What is required → Nothing after the line with "point without marker." belongs in the copy; extract the lines below from the top through that line, pictures left out.

---------------

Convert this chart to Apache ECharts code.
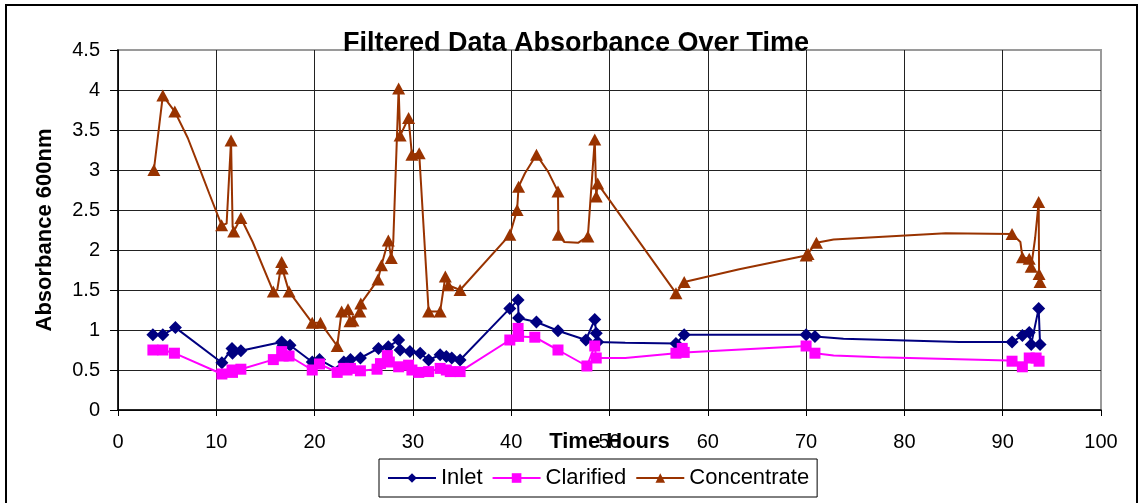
<!DOCTYPE html>
<html>
<head>
<meta charset="utf-8">
<script src="https://cdn.jsdelivr.net/npm/echarts@6/dist/echarts.min.js"></script>
<style>
  html, body { margin: 0; padding: 0; background: #fff; }
  #chart { width: 1139px; height: 503px; }
</style>
</head>
<body>
<div id="chart"></div>
<script>
// Absorbance at 600 nm against run time (hours).
// "marked" flags: 1 = sample drawn with a marker, 0 = trace point without marker.

const inletHours  = [3.55, 4.56, 5.84, 10.57, 11.6, 11.65, 12.5, 16.65, 16.8, 17.5, 19.76, 20.5, 22.1, 22.97, 23.65, 24.66, 26.5, 27.5, 28.55, 28.7, 29.7, 30.74, 31.6, 32.77, 33.4, 33.95, 34.8, 39.86, 40.7, 40.75, 42.57, 44.76, 47.6, 48.5, 48.65, 48.8, 51.6, 56.76, 57.6, 70.0, 70.9, 73.8, 85.6, 90.95, 92.0, 92.7, 92.9, 93.66, 93.8];
const inletAbs    = [0.94, 0.94, 1.03, 0.59, 0.77, 0.71, 0.74, 0.85, 0.81, 0.81, 0.60, 0.63, 0.52, 0.60, 0.63, 0.65, 0.77, 0.79, 0.875, 0.75, 0.73, 0.71, 0.625, 0.69, 0.67, 0.65, 0.625, 1.27, 1.375, 1.15, 1.10, 0.99, 0.875, 1.13, 0.96, 0.85, 0.84, 0.83, 0.94, 0.94, 0.92, 0.89, 0.85, 0.85, 0.93, 0.97, 0.82, 1.27, 0.82];
const inletMarked = [1, 1, 1, 1, 1, 1, 1, 1, 1, 1, 1, 1, 0, 1, 1, 1, 1, 1, 1, 1, 1, 1, 1, 1, 1, 1, 1, 1, 1, 1, 1, 1, 1, 1, 1, 1, 0, 1, 1, 1, 1, 0, 0, 1, 1, 1, 1, 1, 1];

const clarifiedHours  = [3.55, 4.56, 5.74, 10.57, 11.6, 11.65, 12.5, 15.8, 16.65, 16.8, 17.4, 19.76, 20.5, 22.3, 22.97, 23.3, 23.65, 24.66, 26.35, 26.7, 27.4, 27.6, 28.55, 29.56, 29.9, 30.6, 31.6, 32.77, 33.4, 33.8, 34.8, 39.86, 40.7, 40.75, 42.4, 44.76, 47.7, 48.5, 48.65, 51.6, 56.76, 57.4, 57.6, 65.3, 70.0, 70.9, 72.8, 77.5, 90.5, 90.95, 92.0, 92.7, 93.4, 93.7];
const clarifiedAbs    = [0.75, 0.75, 0.71, 0.45, 0.50, 0.47, 0.51, 0.63, 0.73, 0.675, 0.675, 0.50, 0.575, 0.47, 0.52, 0.50, 0.52, 0.49, 0.51, 0.58, 0.68, 0.60, 0.54, 0.56, 0.50, 0.47, 0.48, 0.52, 0.50, 0.48, 0.48, 0.875, 1.02, 0.92, 0.91, 0.75, 0.55, 0.80, 0.65, 0.65, 0.71, 0.77, 0.72, 0.77, 0.80, 0.71, 0.68, 0.66, 0.62, 0.61, 0.54, 0.65, 0.65, 0.61];
const clarifiedMarked = [1, 1, 1, 1, 1, 1, 1, 1, 1, 1, 1, 1, 1, 1, 1, 1, 1, 1, 1, 1, 1, 1, 1, 1, 1, 1, 1, 1, 1, 1, 1, 1, 1, 1, 1, 1, 1, 1, 1, 0, 1, 1, 1, 0, 1, 1, 0, 0, 0, 1, 1, 1, 1, 1];

const concentrateHours  = [3.65, 4.56, 5.78, 7.1, 8.3, 9.3, 10.54, 11.05, 11.5, 11.66, 11.77, 12.5, 13.7, 15.8, 16.2, 16.65, 16.7, 17.4, 19.76, 20.6, 22.3, 22.75, 23.4, 23.6, 23.9, 24.6, 24.7, 26.45, 26.8, 27.5, 27.8, 28.0, 28.55, 28.7, 29.56, 29.9, 30.64, 31.6, 32.77, 33.3, 33.6, 34.8, 39.86, 40.6, 40.75, 41.4, 42.57, 43.75, 44.76, 44.8, 45.4, 46.8, 47.8, 48.5, 48.65, 48.8, 56.76, 57.6, 63.2, 70.0, 70.2, 71.05, 72.8, 84.2, 90.95, 91.8, 92.0, 92.7, 92.9, 93.3, 93.66, 93.7, 93.8];
const concentrateAbs    = [3.00, 3.93, 3.73, 3.40, 3.02, 2.70, 2.31, 2.33, 3.37, 2.29, 2.23, 2.40, 2.10, 1.48, 1.50, 1.85, 1.77, 1.48, 1.09, 1.09, 0.80, 1.23, 1.26, 1.11, 1.12, 1.23, 1.33, 1.63, 1.81, 2.12, 1.90, 2.10, 4.02, 3.43, 3.65, 3.19, 3.21, 1.23, 1.23, 1.67, 1.56, 1.50, 2.19, 2.50, 2.79, 2.96, 3.19, 2.98, 2.73, 2.19, 2.10, 2.09, 2.17, 3.38, 2.67, 2.83, 1.46, 1.60, 1.76, 1.93, 1.95, 2.09, 2.13, 2.21, 2.20, 2.10, 1.91, 1.89, 1.79, 2.15, 2.60, 1.70, 1.60];
const concentrateMarked = [1, 1, 1, 0, 0, 0, 1, 0, 1, 0, 1, 1, 0, 1, 0, 1, 1, 1, 1, 1, 1, 1, 1, 1, 1, 1, 1, 1, 1, 1, 1, 0, 1, 1, 1, 1, 1, 1, 1, 1, 1, 1, 1, 1, 1, 0, 1, 0, 1, 1, 0, 0, 1, 1, 1, 1, 1, 1, 0, 1, 1, 1, 0, 0, 1, 0, 1, 1, 1, 0, 1, 1, 1];

const yTicks = ['0', '0.5', '1', '1.5', '2', '2.5', '3', '3.5', '4', '4.5'];
const xTicks = ['0', '10', '20', '30', '40', '50', '60', '70', '80', '90', '100'];

const FONT = '"Liberation Sans", Arial, sans-serif';

function buildPoints(hours, values, marked, symbol) {
  return hours.map((h, i) => ({
    value: [h, values[i]],
    symbol: marked[i] ? symbol : 'none'
  }));
}

function lineSeries(name, color, symbol, size, hours, values, marked) {
  return {
    name: name,
    type: 'line',
    symbol: symbol,
    symbolSize: size,
    showSymbol: true,
    showAllSymbol: true,
    color: color,
    lineStyle: { color: color, width: 2 },
    itemStyle: { color: color, borderWidth: 0 },
    emphasis: { disabled: true },
    data: buildPoints(hours, values, marked, symbol)
  };
}

// split line colours: interior lines black, the outermost one grey like the plot frame
const yGridColors = yTicks.map((t, i) => i === yTicks.length - 1 ? '#9a9a9a' : '#222');
const xGridColors = xTicks.map((t, i) => i === xTicks.length - 1 ? '#9a9a9a' : '#222');

const chart = echarts.init(document.getElementById('chart'), null, { renderer: 'canvas' });

chart.setOption({
  animation: false,
  backgroundColor: '#fff',
  textStyle: { fontFamily: FONT },
  title: {
    text: 'Filtered Data Absorbance Over Time',
    left: 571,
    textAlign: 'center',
    top: 25,
    textStyle: { fontFamily: FONT, fontSize: 27, fontWeight: 'bold', color: '#000' }
  },
  graphic: [{
    type: 'rect',
    shape: { x: 6, y: 5, width: 1131, height: 520 },
    style: { fill: 'none', stroke: '#000', lineWidth: 2 },
    z: 0
  }],
  grid: {
    left: 118, right: 38, top: 50, bottom: 93,
    show: true, borderColor: '#9a9a9a', borderWidth: 2, backgroundColor: '#fff'
  },
  legend: {
    left: 379, top: 459,
    itemWidth: 48, itemHeight: 12, itemGap: 9,
    padding: [8, 8, 8, 8],
    borderColor: '#000', borderWidth: 1, backgroundColor: '#fff',
    textStyle: { fontFamily: FONT, fontSize: 22, color: '#000' },
    data: ['Inlet', 'Clarified', 'Concentrate']
  },
  xAxis: {
    type: 'value',
    min: 0, max: 100, interval: 10,
    name: 'Time Hours',
    nameLocation: 'middle',
    nameGap: 21,
    nameMoveOverlap: false,
    nameTextStyle: { fontFamily: FONT, fontSize: 22, fontWeight: 'bold', color: '#000' },
    axisLine: { show: true, onZero: false, lineStyle: { color: '#000', width: 1.5 } },
    axisTick: { show: true, length: 6, lineStyle: { color: '#000' } },
    axisLabel: {
      margin: 22, fontFamily: FONT, fontSize: 20, color: '#000',
      formatter: (v) => xTicks[Math.round(v / 10)]
    },
    splitLine: { show: true, lineStyle: { color: xGridColors, width: 1 } }
  },
  yAxis: {
    type: 'value',
    min: 0, max: 4.5, interval: 0.5,
    name: 'Absorbance 600nm',
    nameLocation: 'middle',
    nameGap: 62,
    nameMoveOverlap: false,
    nameTextStyle: { fontFamily: FONT, fontSize: 22, fontWeight: 'bold', color: '#000' },
    axisLine: { show: true, onZero: false, lineStyle: { color: '#000', width: 1.5 } },
    axisTick: { show: true, length: 8, lineStyle: { color: '#000' } },
    axisLabel: {
      margin: 18, fontFamily: FONT, fontSize: 20, color: '#000',
      formatter: (v) => yTicks[Math.round(v / 0.5)]
    },
    splitLine: { show: true, lineStyle: { color: yGridColors, width: 1 } }
  },
  series: [
    lineSeries('Inlet', '#000080', 'diamond', [13, 13], inletHours, inletAbs, inletMarked),
    lineSeries('Clarified', '#ff00ff', 'rect', 11, clarifiedHours, clarifiedAbs, clarifiedMarked),
    lineSeries('Concentrate', '#993300', 'triangle', [13, 12], concentrateHours, concentrateAbs, concentrateMarked)
  ]
});
</script>
</body>
</html>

---------------

Result for this task →
Convert this chart to Apache ECharts code.
<!DOCTYPE html>
<html>
<head>
<meta charset="utf-8">
<script src="https://cdn.jsdelivr.net/npm/echarts@6/dist/echarts.min.js"></script>
<style>
  html, body { margin: 0; padding: 0; background: #fff; }
  #chart { width: 1139px; height: 503px; }
</style>
</head>
<body>
<div id="chart"></div>
<script>
// Absorbance at 600 nm against run time (hours).
// "marked" flags: 1 = sample drawn with a marker, 0 = trace point without marker.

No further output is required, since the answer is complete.